Shopify/packwerk

Packwerk doesn't support custom root namespaces for root directories in the load path

Closed this issue · 5 comments

In Zeitwerk, the load path is list of directories that it calls "root directories". They are "root" because any files that reside in them are expected to represent modules that are part of the root namespace. If an object is nested in some more specific namespace, it needs to be placed in a subdirectory of one of these roots. For example, in the following, lib is a "root directory" with the following structure and the ruby files have the noted expected constants:

.
├── lib
│   ├── my_namespace
│   │   └── my_file.rb            # MyNamespace::MyFile
│   └── my_other_file.rb          # MyOtherFile

The thing is, Zeitwerk also supports setting a "default namespace" to each root directory via push_dir which is called when the Zeitwerk loader is being configured. So in the above, it was assumed lib was added to the loader via loader.push_dir("lib") but it could also be added with loader.push_dir("lib", MyCompany) which means the constants inside would be expected to be declared as MyCompany::MyNamespace::MyFile and MyCompany::MyOtherFile.

At GitHub we rely on this feature to work around some extremely legacy directories in our load path that do not conform to Zeitwerk's expectations. Up until now, we have worked around them in Packwerk by skipping some and "hacking" at others. At this point, we'd like to just add support for custom namespaces to Packwerk so we can be confident in Packwerk's operation.

While I haven't dived into the Packwerk's source for this yet, I suspect this would mean moving Packwerk::ApplicationLoadPaths from config.autoload_paths, eager_load_paths, and autoload_once_paths to Rails.autoloaders to get our list of root directories as a hash of paths to modules. By default, these modules would all just be Object as they are in Zeitwerk, but it would allow us to override that default as needed for certain paths.

I realize this would also necessitate a change to ConstantResolver as well and have a WIP branch here. This branch uses strings instead of module instances for the namespaces in order to keep us as disentangled from a dependency standpoint as possible.

While I realize this is a change that is probably not needed for most codebases, I think that improving Packwerk's support for Zeitwerk's configuration is overall a positive.

So at this point, before I go ahead with a PR for Packwerk, what do folks think about adding such support?

Just to be clear, if there is no opposition to this change (which shouldn't affect anyone except those using the esoteric Zeitwerk::Loader#push_dir method), then I'm happy to start work on a branch to add this support.

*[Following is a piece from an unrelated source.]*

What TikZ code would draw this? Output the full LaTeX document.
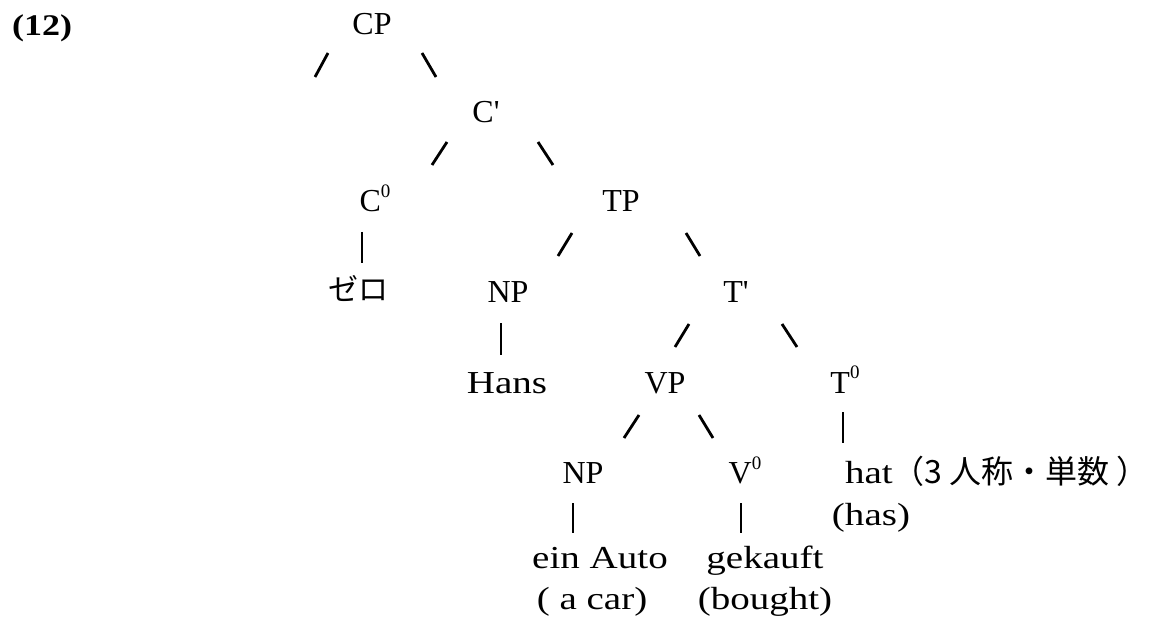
\documentclass[tikz,border=0pt]{standalone}
\usepackage{graphicx}
\usepackage{fontspec}
\setmainfont{Liberation Serif}
\newfontfamily\jfont{Noto Sans CJK JP}
\newcommand\capfont{\fontsize{16}{19}\selectfont}
\newcommand\jpfont{\jfont\fontsize{15}{18}\selectfont}
\newcommand\jpbig{\jfont\fontsize{16}{19}\selectfont}
\newcommand\widetxt[1]{\scalebox{1.22}[1]{#1}}
\newcommand\supz{\raisebox{7pt}{\fontsize{9.5}{9.5}\selectfont 0}}
\tikzset{
  lab/.style={anchor=base, inner sep=0pt, outer sep=0pt, font=\capfont},
  slashline/.style={line width=1.4pt},
  barline/.style={line width=0.8pt},
}
\begin{document}
\begin{tikzpicture}[x=0.5pt, y=-0.5pt]
\useasboundingbox (0,0) rectangle (1151,620);
% labels
\node[lab, font=\bfseries\fontsize{15}{18}\selectfont] (num) at (42,36) {\scalebox{1.2}[1]{(12)}};
\node[lab] (CP) at (372,35) {CP};
\node[lab] (Cbar) at (486,123) {C\textquotesingle};
\node[lab] (C0) at (375,212) {C\supz};
\node[lab] (TP) at (621,212) {TP};
\node[lab, font=\jpfont] (zero) at (358,300) {ゼロ};
\node[lab] (NP1) at (508,302) {NP};
\node[lab] (Tbar) at (736,302) {T\textquotesingle};
\node[lab] (hans) at (507,393) {\widetxt{Hans}};
\node[lab] (VP) at (665,393) {VP};
\node[lab] (T0) at (845,393) {T\supz};
\node[lab] (NP2) at (583,483) {NP};
\node[lab] (V0) at (745,483) {V\supz};
\node[lab, anchor=base west] (hat) at (845,483) {\widetxt{hat}{\jpbig （3 人称・単数 ）}};
\node[lab] (has) at (871,525) {\widetxt{(has)}};
\node[lab] (auto) at (600,568) {\widetxt{ein Auto}};
\node[lab] (gek) at (765,568) {\widetxt{gekauft}};
\node[lab] (car) at (592,609) {\widetxt{( a car)}};
\node[lab] (bought) at (765,609) {\widetxt{(bought)}};
% branch marks
\coordinate (a1) at (328,53);  \coordinate (a2) at (315,77);
\coordinate (b1) at (422,53);  \coordinate (b2) at (436,77);
\coordinate (c1) at (447,142); \coordinate (c2) at (432,165);
\coordinate (d1) at (538,142); \coordinate (d2) at (553,165);
\coordinate (e1) at (362,232); \coordinate (e2) at (362,263);
\coordinate (f1) at (572,233); \coordinate (f2) at (558,256);
\coordinate (g1) at (686,233); \coordinate (g2) at (700,256);
\coordinate (h1) at (501,323); \coordinate (h2) at (501,355);
\coordinate (i1) at (689,324); \coordinate (i2) at (675,347);
\coordinate (j1) at (782,324); \coordinate (j2) at (797,347);
\coordinate (k1) at (639,415); \coordinate (k2) at (624,438);
\coordinate (l1) at (699,415); \coordinate (l2) at (713,438);
\coordinate (m1) at (843,412); \coordinate (m2) at (843,443);
\coordinate (n1) at (573,503); \coordinate (n2) at (573,533);
\coordinate (o1) at (741,503); \coordinate (o2) at (741,533);
\foreach \p in {a,b,c,d,f,g,i,j,k,l} \draw[slashline] (\p1) -- (\p2);
\foreach \p in {e,h,m,n,o} \draw[barline] (\p1) -- (\p2);
\end{tikzpicture}
\end{document}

I think this generally makes sense. I'm curious to see what the implementation would look like, but I don't expect any blockers there.

It looks like the bulk of the implementation for this would live in constant_resolver, so as a next step I'd be interested in seeing a test case that shows the new behavior on that level.

I'd also be curious to hear what @rafaelfranca and @alexevanczuk think about this change, in case I'm missing something. My impression is that this adds a small amount of complexity, in a pretty contained fashion--I don't expect many additions to packwerk itself--for the benefit of being more compatible with Rails.

I'm ok with this change, we already require Zeitwerk to be used in the application in order to Packwerk to check.

Agreed – my understanding is this is all about making sure that we can properly identify the file path where a constant is defined, and part of doing so is making sure that constant_resolver understands all of zeitwerks features.

Quick question... is there any reason we don't just ask zeitwerk itself for where a constant lives? Now that rails is loaded in the environment while parsing files, I wonder if we can just ask zeitwerk directly. I'm not sure that makes sense, but it might allow us to resolve all issues where constant_resolver doesn't implement a zeitwerk feature in one fell swoop. I'm not sure this API is even available in zeitwerk, or if it is, if it's reliable without eager loading the application. Just a thought!

is there any reason we don't just ask zeitwerk itself for where a constant lives?

We investigated that in the beginning, but for zeitwerk determining the location of a constant involves loading constants. IIRC, to resolve Sales::Order, zeitwerk would first load Sales, then register an autoload on it for Order on it, then execute that.

My memory is a little fuzzy but the takeaway is that for zeitwerk, resolving constants involves loading constants, and we deemed that to be too slow, especially seeing as loading one constant can create a whole cascade of other constants to load.